DM: They approached us, and we grabbed it with all our hands. All the artists have been brilliant, they’ve all been really excited about it. A lot of people are off-cycle, and it’s not just another date on their tour, they’ve had to put a lot of extra effort in and I really appreciate that. I can’t wait to see everybody really, it’ll be nice to catch up with some of the artists. Obviously there’ll be complaints about the dressing room not being right or things not being on riders, but generally speaking it’s going to be a lot of fun.
It’s really good it’s not a nostalgia fest, you’ve got things like the Nik Void and Carter Tutti collaboration, SCUM playing and so on.
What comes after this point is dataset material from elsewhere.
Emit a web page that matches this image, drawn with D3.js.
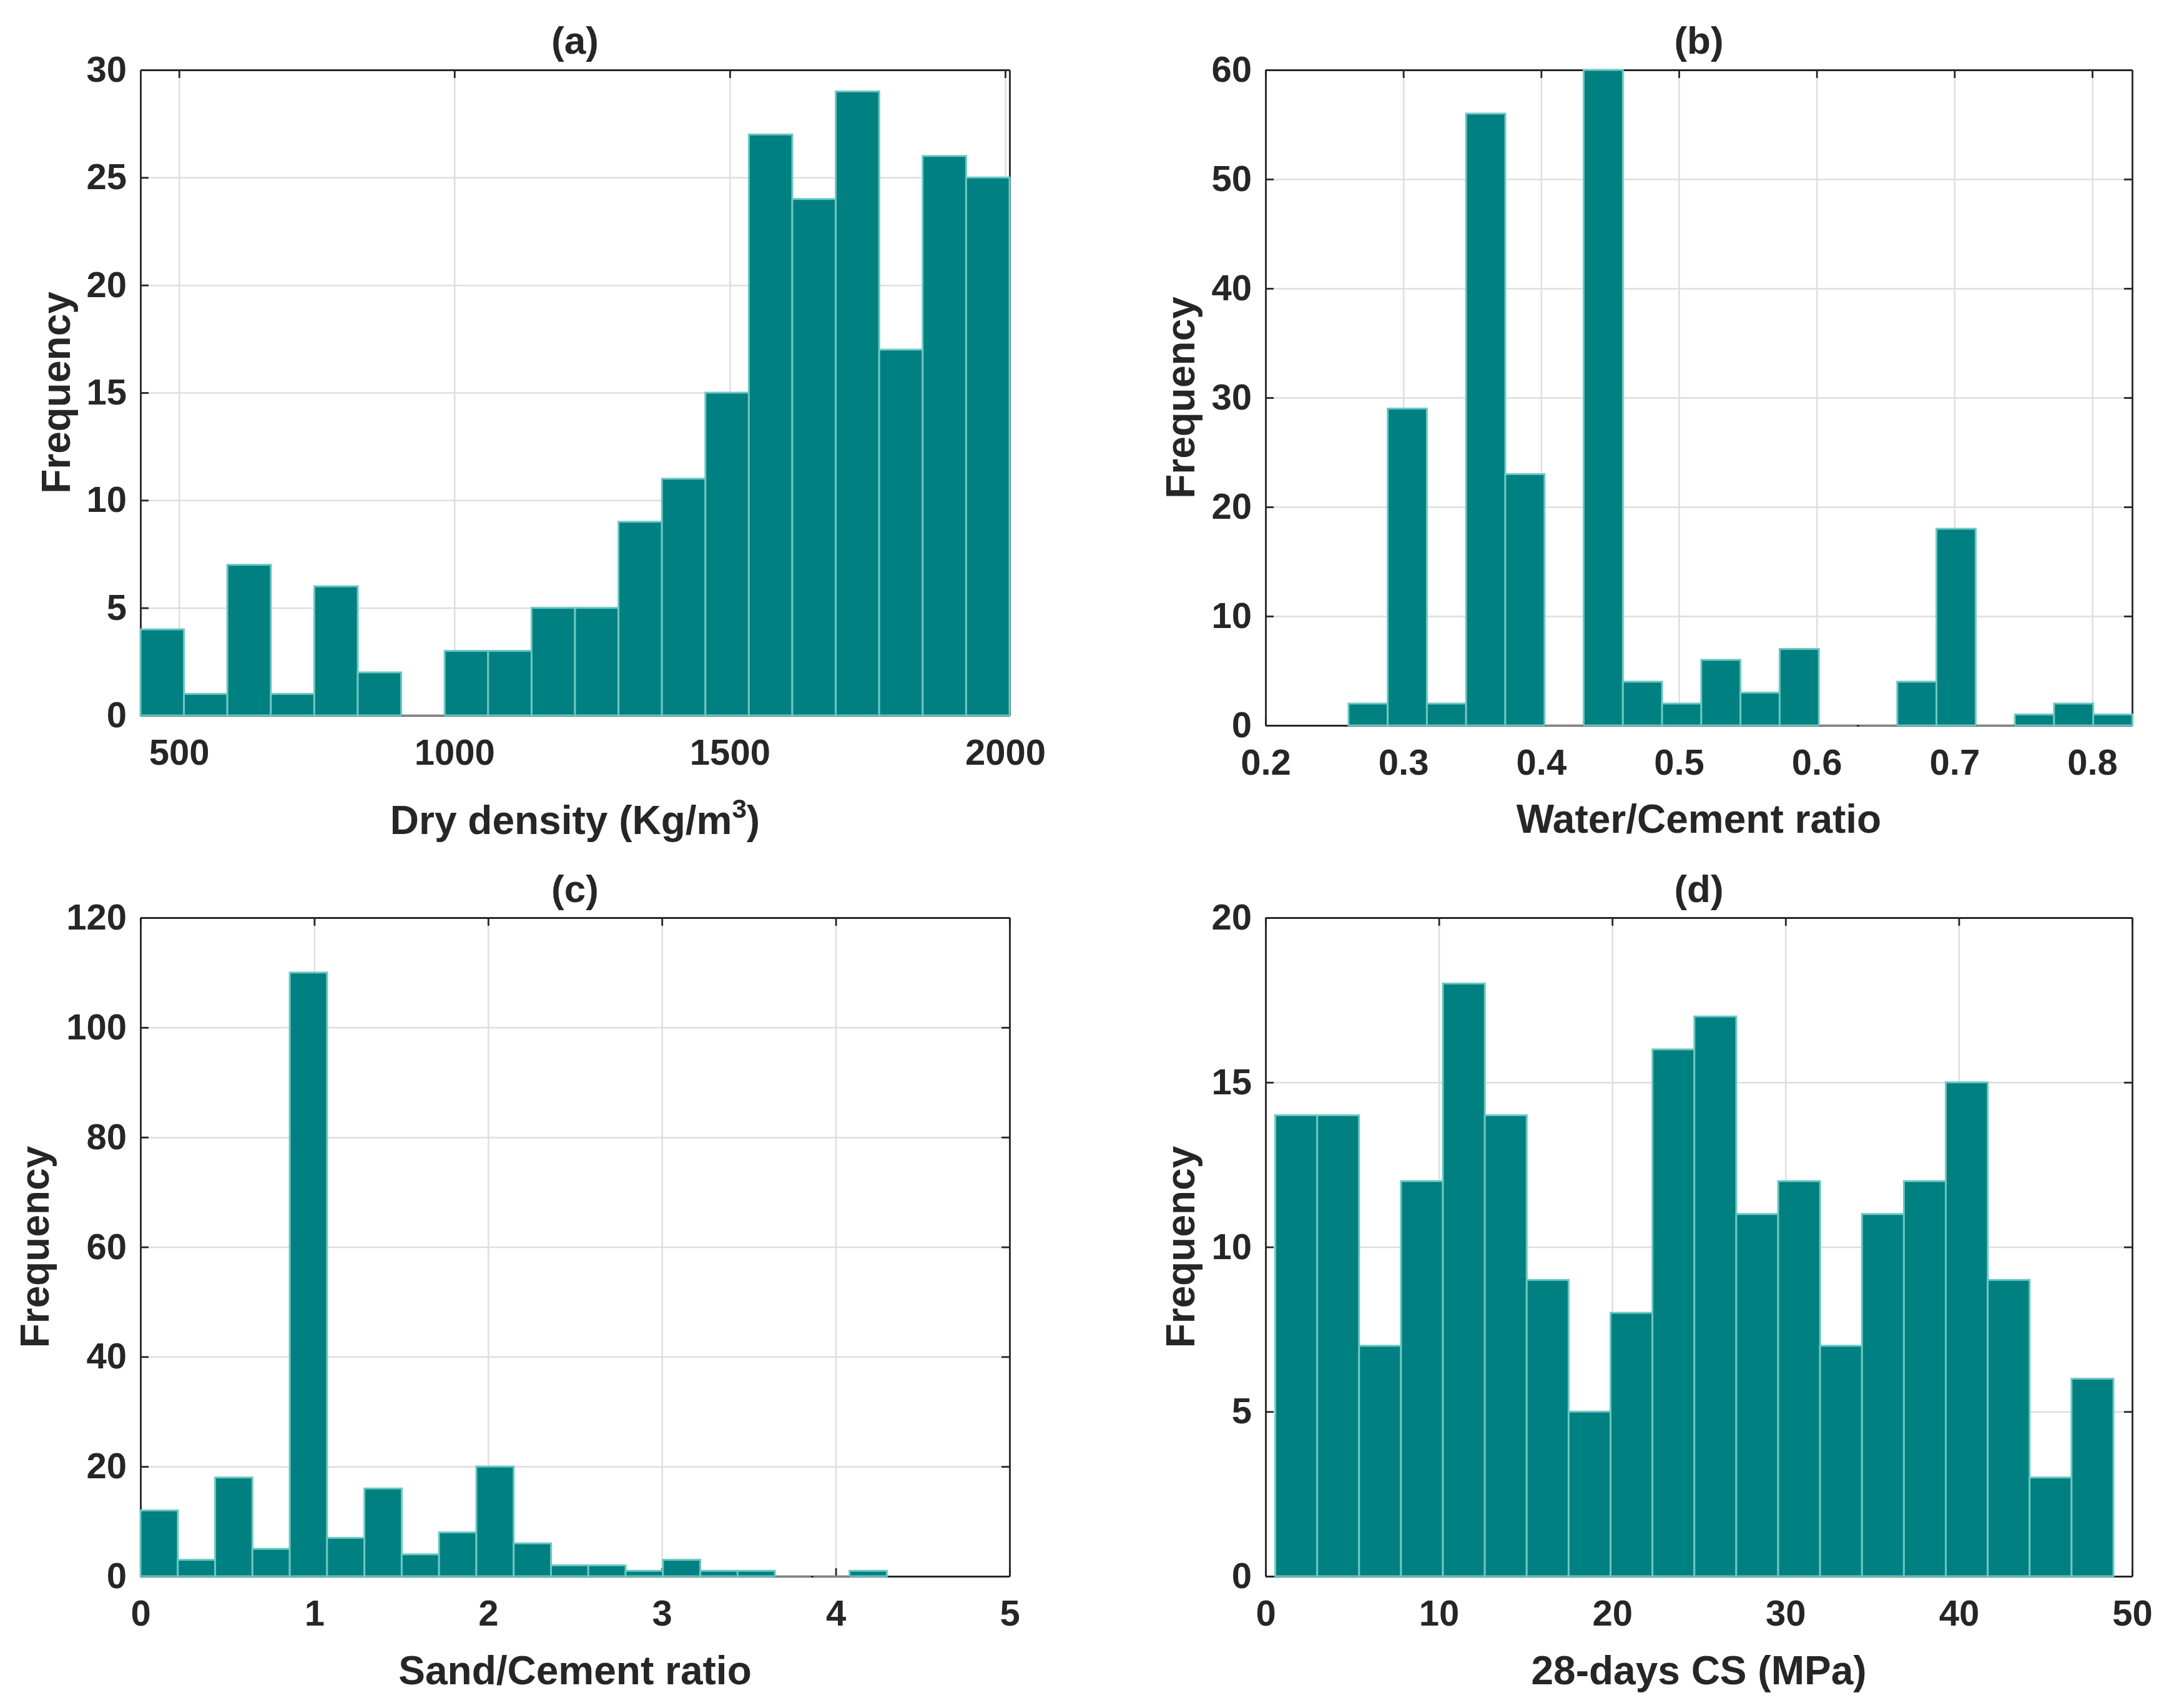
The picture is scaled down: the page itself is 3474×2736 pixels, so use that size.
<!DOCTYPE html>
<html>
<head>
<meta charset="utf-8">
<script src="https://cdn.jsdelivr.net/npm/d3@7"></script>
<style>
  body { margin: 0; background: #fff; }
  text { font-family: "Liberation Sans", Arial, sans-serif; font-weight: bold; fill: #262626; }
</style>
</head>
<body>
<div id="chart"></div>
<script>
// histogram counts (one value per bin)
var densityCounts = [4, 1, 7, 1, 6, 2, 0, 3, 3, 5, 5, 9, 11, 15, 27, 24, 29, 17, 26, 25];
var densityBinStart = 430, densityBinWidth = 78.9;
var densityTicks = [500, 1000, 1500, 2000];
var densityYTicks = [0, 5, 10, 15, 20, 25, 30];

var wcCounts = [2, 29, 2, 56, 23, 0, 60, 4, 2, 6, 3, 7, 0, 0, 4, 18, 0, 1, 2, 1];
var wcBinStart = 0.2602, wcBinWidth = 0.02845;
var wcTicks = [0.2, 0.3, 0.4, 0.5, 0.6, 0.7, 0.8];
var wcTickLabels = ["0.2", "0.3", "0.4", "0.5", "0.6", "0.7", "0.8"];
var wcYTicks = [0, 10, 20, 30, 40, 50, 60];

var scCounts = [12, 3, 18, 5, 110, 7, 16, 4, 8, 20, 6, 2, 2, 1, 3, 1, 1, 0, 0, 1];
var scBinStart = 0, scBinWidth = 0.2147;
var scTicks = [0, 1, 2, 3, 4, 5];
var scYTicks = [0, 20, 40, 60, 80, 100, 120];

var csCounts = [14, 14, 7, 12, 18, 14, 9, 5, 8, 16, 17, 11, 12, 7, 11, 12, 15, 9, 3, 6];
var csBinStart = 0.56, csBinWidth = 2.418;
var csTicks = [0, 10, 20, 30, 40, 50];
var csYTicks = [0, 5, 10, 15, 20];

var svgWidth = 3474;
var svgHeight = 2736;

var svg = d3.select("#chart")
  .append("svg")
  .attr("width", svgWidth)
  .attr("height", svgHeight)
  .style("background", "#fff");

var panels = [
  { title: "(a)", counts: densityCounts, start: densityBinStart, width: densityBinWidth,
    xDomain: [430, 2008], xTicks: densityTicks, xFmt: d => d, yDomain: [0, 30], yTicks: densityYTicks,
    xLabel: "Dry density (Kg/m", sup: "3", box: { l: 225, r: 1617, t: 112, b: 1146 },
    titleY: 86, tickPad: 38, xLabelY: 1336, yLabelX: 112 },
  { title: "(b)", counts: wcCounts, start: wcBinStart, width: wcBinWidth,
    xDomain: [0.2, 0.829], xTicks: wcTicks, xFmt: (d, i) => wcTickLabels[i], yDomain: [0, 60], yTicks: wcYTicks,
    xLabel: "Water/Cement ratio", box: { l: 2027, r: 3415, t: 112, b: 1162 },
    titleY: 86, tickPad: 38, xLabelY: 1334, yLabelX: 1913 },
  { title: "(c)", counts: scCounts, start: scBinStart, width: scBinWidth,
    xDomain: [0, 5], xTicks: scTicks, xFmt: d => d, yDomain: [0, 120], yTicks: scYTicks,
    xLabel: "Sand/Cement ratio", box: { l: 225, r: 1617, t: 1470, b: 2525 },
    titleY: 1445, tickPad: 38, xLabelY: 2698, yLabelX: 78 },
  { title: "(d)", counts: csCounts, start: csBinStart, width: csBinWidth,
    xDomain: [0, 50], xTicks: csTicks, xFmt: d => d, yDomain: [0, 20], yTicks: csYTicks,
    xLabel: "28-days CS (MPa)", box: { l: 2027, r: 3415, t: 1470, b: 2525 },
    titleY: 1445, tickPad: 38, xLabelY: 2698, yLabelX: 1913 }
];

var tickLen = 13;

panels.forEach(function(p) {
  var b = p.box;
  var w = b.r - b.l, h = b.b - b.t;
  var g = svg.append("g").attr("transform", `translate(${b.l}, ${b.t})`);

  var x = d3.scaleLinear().domain(p.xDomain).range([0, w]);
  var y = d3.scaleLinear().domain(p.yDomain).range([h, 0]);

  // grid
  g.append("g")
    .attr("transform", `translate(0, ${h})`)
    .call(d3.axisBottom(x).tickValues(p.xTicks).tickSize(-h).tickFormat(""))
    .call(s => s.select(".domain").remove())
    .call(s => s.selectAll("line").attr("stroke", "#dedede").attr("stroke-width", 2.5));
  g.append("g")
    .call(d3.axisLeft(y).tickValues(p.yTicks).tickSize(-w).tickFormat(""))
    .call(s => s.select(".domain").remove())
    .call(s => s.selectAll("line").attr("stroke", "#dedede").attr("stroke-width", 2.5));

  // axes with inward ticks on all four sides
  var bottom = g.append("g")
    .attr("transform", `translate(0, ${h})`)
    .call(d3.axisBottom(x).tickValues(p.xTicks).tickSizeInner(-tickLen).tickSizeOuter(0)
      .tickPadding(p.tickPad).tickFormat(p.xFmt));
  var left = g.append("g")
    .call(d3.axisLeft(y).tickValues(p.yTicks).tickSizeInner(-tickLen).tickSizeOuter(0)
      .tickPadding(22));
  var top = g.append("g")
    .call(d3.axisTop(x).tickValues(p.xTicks).tickSizeInner(-tickLen).tickSizeOuter(0).tickFormat(""));
  var right = g.append("g")
    .attr("transform", `translate(${w}, 0)`)
    .call(d3.axisRight(y).tickValues(p.yTicks).tickSizeInner(-tickLen).tickSizeOuter(0).tickFormat(""));

  [bottom, left, top, right].forEach(function(a) {
    a.selectAll(".domain").attr("stroke", "#262626").attr("stroke-width", 2.8);
    a.selectAll("line").attr("stroke", "#262626").attr("stroke-width", 2.8);
    a.selectAll("text").attr("font-size", 58).attr("fill", "#262626")
      .style("font-family", "'Liberation Sans', Arial, sans-serif").style("font-weight", "bold");
  });

  // bars
  var bins = p.counts.map((c, i) => ({ x0: p.start + i * p.width, x1: p.start + (i + 1) * p.width, c: c }));
  g.selectAll("rect.bar")
    .data(bins.filter(d => d.c > 0))
    .enter()
    .append("rect")
    .attr("class", "bar")
    .attr("x", d => x(d.x0))
    .attr("y", d => y(d.c))
    .attr("width", d => x(d.x1) - x(d.x0))
    .attr("height", d => y(0) - y(d.c))
    .attr("fill", "#008080")
    .attr("stroke", "#6cc7c2")
    .attr("stroke-width", 3);

  // empty bins show as a grey line at the base
  g.selectAll("line.zero")
    .data(bins.filter(d => d.c === 0))
    .enter()
    .append("line")
    .attr("class", "zero")
    .attr("x1", d => x(d.x0) + 2)
    .attr("x2", d => x(d.x1) - 2)
    .attr("y1", y(0))
    .attr("y2", y(0))
    .attr("stroke", "#8c8c8c")
    .attr("stroke-width", 3);

  // title
  svg.append("text")
    .attr("x", b.l + w / 2)
    .attr("y", p.titleY)
    .attr("text-anchor", "middle")
    .attr("font-size", 62)
    .text(p.title);

  // x label
  var xl = svg.append("text")
    .attr("x", b.l + w / 2)
    .attr("y", p.xLabelY)
    .attr("text-anchor", "middle")
    .attr("font-size", 64)
    .text(p.xLabel);
  if (p.sup) {
    xl.append("tspan").attr("dy", -26).attr("font-size", 42).text(p.sup);
    xl.append("tspan").attr("dy", 26).text(")");
  }

  // y label
  svg.append("text")
    .attr("transform", `translate(${p.yLabelX}, ${b.t + h / 2}) rotate(-90)`)
    .attr("text-anchor", "middle")
    .attr("font-size", 64)
    .text("Frequency");
});
</script>
</body>
</html>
DM: Yes, it’s not supposed to be a back to the 80s nostalgia tour. Mute was a 70s label not an 80s label, we’ve got Boyd, NON, he was there at the start, and we’ve got him playing, all the way through to the new artists. I wouldn’t have done this as a nostalgia thing, it’s about where we’re at and where we’re going.
And you’re bridging with Raster-Noton too via the Sound Halo loop, that’s really interesting.
DM: I’m a big fan of Raster-Noton. We decided to do this loop that’s going to run overnight, nearly everybody made a contribution to that. It’s an hour long, and that’s going to play overnight and in various parts of the venue as well. Also I’m really pleased with the Dirty Electronics project. The Roundhouse does great work with local kids, and 20 or 30 of them are all going to build a synth, and then do a performance.
And finally, have you got your Kraftwerk synth fixed?
DM: The vocoder? It doesn’t really work. I get sounds out of it, it’s a shame really because somebody spent a lot of time trying to fix it up. I bought it knowing that it didn’t work, so the Kraftwerk boys didn’t go wide on me or anything. They said it never worked properly – it was built for them but it never got finished because they ran out of money. But it’s a beautiful thing and I see it every morning when I have my breakfast.